• [TASK DIRECTIONS]
Select every line holding the word "this" and copy it.

• [ENTRIES SHOWN]
········

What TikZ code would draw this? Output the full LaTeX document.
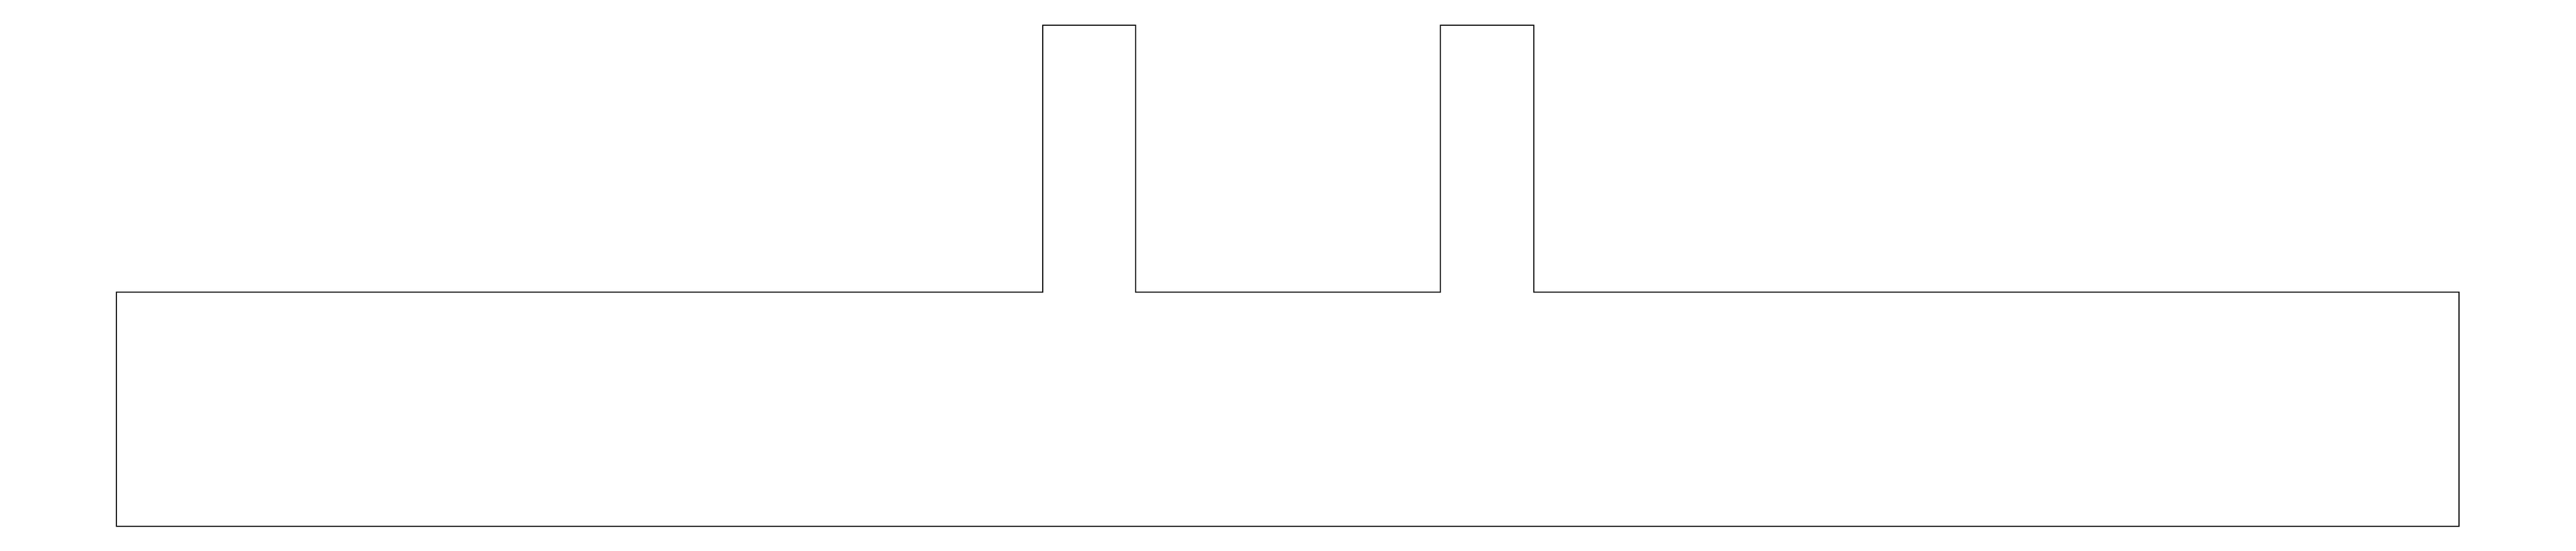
\documentclass[tikz,border=0pt]{standalone}
\usepackage{tikz}
\usetikzlibrary{calc}
\newcommand*\tabtop{9.79}
\newcommand*\bodytop{4.82}
\newcommand*\bodybottom{0.46}
\tikzstyle{outline}=[draw=black,line width=0.8pt]

\begin{document}
\begin{tikzpicture}
      \useasboundingbox (0,0) rectangle (48,10.26);
      % body with two tabs on top
      \draw[outline] (2.17,\bodybottom) -- (2.17,\bodytop) -- (19.43,\bodytop)
        -- (19.43,\tabtop) -- (21.16,\tabtop) -- (21.16,\bodytop)
        -- (26.84,\bodytop) -- (26.84,\tabtop) -- (28.58,\tabtop)
        -- (28.58,\bodytop) -- (45.82,\bodytop) -- (45.82,\bodybottom) -- cycle;
    \end{tikzpicture}
\end{document}
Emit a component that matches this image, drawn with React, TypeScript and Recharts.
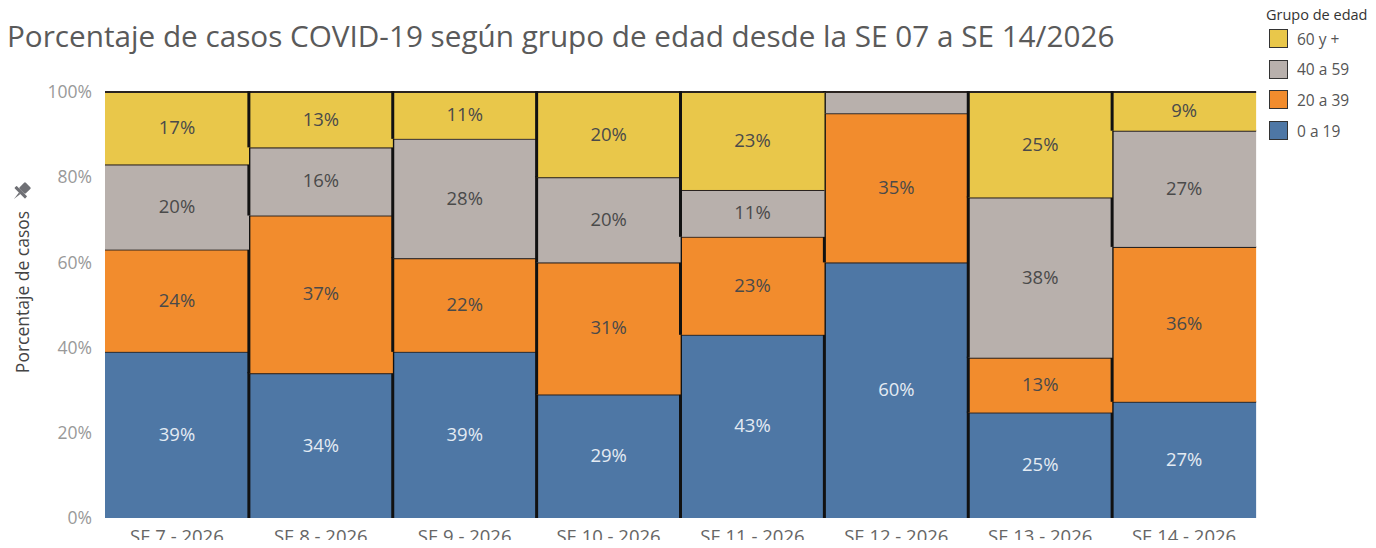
import React from 'react';
import { BarChart, Bar, XAxis, YAxis, LabelList } from 'recharts';

const weeks = ['SE 7 - 2026', 'SE 8 - 2026', 'SE 9 - 2026', 'SE 10 - 2026', 'SE 11 - 2026', 'SE 12 - 2026', 'SE 13 - 2026', 'SE 14 - 2026'];
const age0to19 = [39, 34, 39, 29, 43, 60, 25, 27];
const age20to39 = [24, 37, 22, 31, 23, 35, 13, 36];
const age40to59 = [20, 16, 28, 20, 11, 5, 38, 27];
const age60plus = [17, 13, 11, 20, 23, 0, 25, 9];
const yTicks = [0, 0.2, 0.4, 0.6, 0.8, 1];

const series = [
  { key: 'a0', name: '0 a 19', color: '#4e77a5', text: '#e4ebf3' },
  { key: 'a20', name: '20 a 39', color: '#f28c2d', text: '#4a4a4a' },
  { key: 'a40', name: '40 a 59', color: '#b8b0ac', text: '#4a4a4a' },
  { key: 'a60', name: '60 y +', color: '#e9c74a', text: '#4a4a4a' },
];

const data = weeks.map((w, i) => ({
  week: w,
  a0: age0to19[i],
  a20: age20to39[i],
  a40: age40to59[i],
  a60: age60plus[i],
}));

const FONT = '"Open Sans", sans-serif';
const PLOT_LEFT = 97;

// fill plus the top edge and the left separator, like tableau's borders
const Segment = (props: any) => {
  const { x, y, width, height, fill } = props;
  if (width == null) return null;
  return (
    <g>
      <rect x={x} y={y} width={width} height={Math.max(height, 0)} fill={fill} />
      <line x1={x} x2={x + width} y1={y} y2={y} stroke="#2a2320" strokeWidth={2} />
      {x > PLOT_LEFT + 2 && <line x1={x} x2={x} y1={y - 1} y2={y + height} stroke="#111" strokeWidth={3} />}
    </g>
  );
};

const makeLabel = (color: string) => (props: any) => {
  const { x, y, width, height, value } = props;
  if (!value || value < 8) return null;
  return (
    <text x={x + width / 2} y={y + height / 2 + 6} textAnchor="middle" fill={color} fontSize={18.5} fontFamily={FONT}>
      {value}%
    </text>
  );
};

const XTick = (props: any) => {
  const { x, y, payload } = props;
  return (
    <text x={x} y={y + 25} textAnchor="middle" fill="#666" fontSize={18.5} fontFamily={FONT}>
      {payload.value}
    </text>
  );
};

export default function App() {
  return (
    <div style={{ position: 'relative', width: 1360, height: 540, marginBottom: -8, fontFamily: FONT }}>
      <div style={{ position: 'absolute', left: -1, top: 7, fontSize: 29.7, color: '#5a5a5a', whiteSpace: 'nowrap' }}>
        Porcentaje de casos COVID-19 según grupo de edad desde la SE 07 a SE 14/2026
      </div>
      <svg style={{ position: 'absolute', left: 3, top: 174 }} width={20} height={20} viewBox="0 0 16 16">
        <g transform="rotate(45 8 8)" fill="#6f7075">
          <rect x={4.5} y={0} width={7} height={7} rx={1} />
          <rect x={2} y={7} width={12} height={2.5} rx={0.5} />
          <polygon points="7.2,9.5 8.8,9.5 8,16" />
        </g>
      </svg>
      <div
        style={{
          position: 'absolute', left: 14, top: 284, fontSize: 17.5, color: '#444',
          transform: 'translate(-50%, -50%) rotate(-90deg)', whiteSpace: 'nowrap',
        }}
      >
        Porcentaje de casos
      </div>
      <div style={{ position: 'absolute', left: 1258, top: -3, fontSize: 14.5, color: '#333', whiteSpace: 'nowrap' }}>
        Grupo de edad
      </div>
      {[...series].reverse().map((s, i) => (
        <div key={s.key} style={{ position: 'absolute', left: 1261, top: 21 + i * 30.7, height: 19, display: 'flex', alignItems: 'center' }}>
          <div style={{ width: 19, height: 19, background: s.color, border: '1px solid #333', boxSizing: 'border-box' }} />
          <span style={{ marginLeft: 9, fontSize: 15.5, color: '#555', whiteSpace: 'nowrap' }}>{s.name}</span>
        </div>
      ))}
      <BarChart
        width={1360}
        height={540}
        data={data}
        stackOffset="expand"
        barCategoryGap={0}
        margin={{ top: 84, right: 112, bottom: 0, left: 0 }}
      >
        <XAxis dataKey="week" height={30} axisLine={false} tickLine={false} tickSize={0} tickMargin={0} tick={<XTick />} interval={0} />
        <YAxis
          width={PLOT_LEFT}
          ticks={yTicks}
          domain={[0, 1]}
          axisLine={false}
          tickLine={false}
          tickSize={0}
          tickMargin={13}
          tickFormatter={(v: number) => `${Math.round(v * 100)}%`}
          tick={{ fill: '#999', fontSize: 17.5, fontFamily: FONT }}
        />
        {series.map((s) => (
          <Bar key={s.key} dataKey={s.key} name={s.name} stackId="a" fill={s.color} shape={<Segment />} isAnimationActive={false}>
            <LabelList dataKey={s.key} content={makeLabel(s.text)} />
          </Bar>
        ))}
      </BarChart>
    </div>
  );
}
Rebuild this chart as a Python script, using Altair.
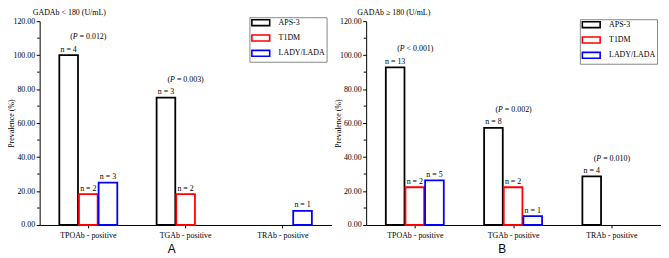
import altair as alt
import pandas as pd

SERIF = "Liberation Serif"
SANS = "Liberation Sans"

categories = ["TPOAb - positive", "TGAb - positive", "TRAb - positive"]
series = ["APS-3", "T1DM", "LADY/LADA"]
colors = ["#000000", "#ff0000", "#0000ff"]

# Panel A: GADAb < 180
a_aps = [100.0, 75.0, 0.0]
a_t1dm = [18.18, 18.18, 0.0]
a_lada = [25.0, 0.0, 8.33]
a_n_aps = [4, 3, 0]
a_n_t1dm = [2, 2, 0]
a_n_lada = [3, 0, 1]
a_p = ["= 0.012", "= 0.003", ""]

# Panel B: GADAb >= 180
b_aps = [92.86, 57.14, 28.57]
b_t1dm = [22.22, 22.22, 0.0]
b_lada = [26.32, 5.26, 0.0]
b_n_aps = [13, 8, 4]
b_n_t1dm = [2, 2, 0]
b_n_lada = [5, 1, 0]
b_p = ["< 0.001", "= 0.002", "= 0.010"]

y_ticks = [0, 20, 40, 60, 80, 100, 120]
y_minor = [10, 30, 50, 70, 90, 110]


def panel(aps, t1, lada, naps, nt1, nlada, pvals, title, letter, width,
          title_dx, letter_x, leg_x, leg_y):
    rows = []
    for s, vals, ns in zip(series, [aps, t1, lada], [naps, nt1, nlada]):
        for c, v, n in zip(categories, vals, ns):
            if n > 0:
                rows.append({"cat": c, "series": s, "value": v, "label": f"n = {n}"})
    bars_df = pd.DataFrame(rows)
    p_df = pd.DataFrame([{"cat": c, "value": v, "open": "(", "p": "P", "rest": f"{p})"}
                         for c, v, p in zip(categories, aps, pvals) if p])
    minor_df = pd.DataFrame({"value": y_minor})
    title_df = pd.DataFrame({"t": [title]})

    x = alt.X("cat:N", sort=categories,
              scale=alt.Scale(domain=categories, paddingInner=0, paddingOuter=0),
              axis=alt.Axis(title=letter, labelAngle=0, tickSize=3, labelPadding=4,
                            labelFontSize=8, labelFont=SERIF, labelOverlap=False,
                            titleFont=SANS, titleFontSize=12, titleFontWeight="normal",
                            titlePadding=4, titleX=letter_x))
    y = alt.Y("value:Q", scale=alt.Scale(domain=[0, 120], nice=False),
              axis=alt.Axis(values=y_ticks, format=".2f", title="Prevalence (%)",
                            tickSize=3.5, labelPadding=1.5, labelFontSize=8,
                            labelFont=SERIF, labelOverlap=False, labelFlush=False,
                            titleFont=SERIF, titleFontSize=8, titleFontWeight="normal",
                            titleX=-24))
    xo = alt.XOffset("series:N", sort=series,
                     scale=alt.Scale(domain=series, paddingInner=0.05, paddingOuter=1.0))
    stroke = alt.Stroke("series:N", sort=series,
                        scale=alt.Scale(domain=series, range=colors),
                        legend=alt.Legend(title=None, orient="none", legendX=leg_x, legendY=leg_y,
                                          symbolType="M-3,-1H3V1H-3Z", symbolSize=36,
                                          symbolOffset=6, symbolStrokeWidth=1.6,
                                          symbolFillColor="white",
                                          labelFont=SERIF, labelFontSize=8, labelColor="black",
                                          strokeColor="#888888", fillColor="white",
                                          padding=1.5, rowPadding=1.5, labelOffset=14))

    bars = alt.Chart(bars_df).mark_bar(fill="white", strokeWidth=1.8).encode(
        x=x, y=y, xOffset=xo, stroke=stroke)
    nlab = alt.Chart(bars_df).mark_text(font=SERIF, fontSize=8, baseline="alphabetic",
                                        dy=-3.5, color="black").encode(
        x=x, y=y, xOffset=xo, text="label:N")
    p_open = alt.Chart(p_df).mark_text(font=SERIF, fontSize=8, baseline="alphabetic",
                                       align="right", dx=-15.7, dy=-16, color="black").encode(
        x=x, y=y, text="open:N")
    p_p = alt.Chart(p_df).mark_text(font=SERIF, fontSize=8, baseline="alphabetic",
                                    fontStyle="italic", align="left", dx=-15.7, dy=-16,
                                    color="black").encode(
        x=x, y=y, text="p:N")
    p_rest = alt.Chart(p_df).mark_text(font=SERIF, fontSize=8, baseline="alphabetic",
                                       align="left", dx=-8.8, dy=-16, color="black").encode(
        x=x, y=y, text="rest:N")
    minor = alt.Chart(minor_df).mark_rule(color="black", strokeWidth=1).encode(
        y=y, x=alt.value(0), x2=alt.value(-2.5))
    ttl = alt.Chart(title_df).mark_text(font=SERIF, fontSize=8, baseline="alphabetic",
                                        align="left", color="black").encode(
        text="t:N", x=alt.value(title_dx), y=alt.value(-6))

    return alt.layer(bars, nlab, p_open, p_p, p_rest, minor, ttl).properties(
        width=width, height=206)


pa = panel(a_aps, a_t1dm, a_lada, a_n_aps, a_n_t1dm, a_n_lada, a_p,
           "GADAb < 180 (U/mL)", "A", 295, -7, 133, 212, -4)
pb = panel(b_aps, b_t1dm, b_lada, b_n_aps, b_n_t1dm, b_n_lada, b_p,
           "GADAb ≥ 180 (U/mL)", "B", 298, -9, 137, 216, -2)

chart = alt.hconcat(pa, pb, spacing=3).resolve_scale(
    stroke="independent").resolve_legend(stroke="independent").properties(
    padding={"left": 0, "top": 0, "right": 0, "bottom": 0}
).configure_view(stroke=None).configure_axis(
    domainColor="black", tickColor="black", labelColor="black", titleColor="black",
    grid=False, domainWidth=1, tickWidth=1, labelOverlap=False)

chart.save("out.html", embed_options={"renderer": "svg", "actions": False})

········

• [CORRECT OUTPUT]
What TikZ code would draw this? Output the full LaTeX document.
Emit a component that matches this image, drawn with React, TypeScript and Recharts.
Rebuild this chart as a Python script, using Altair.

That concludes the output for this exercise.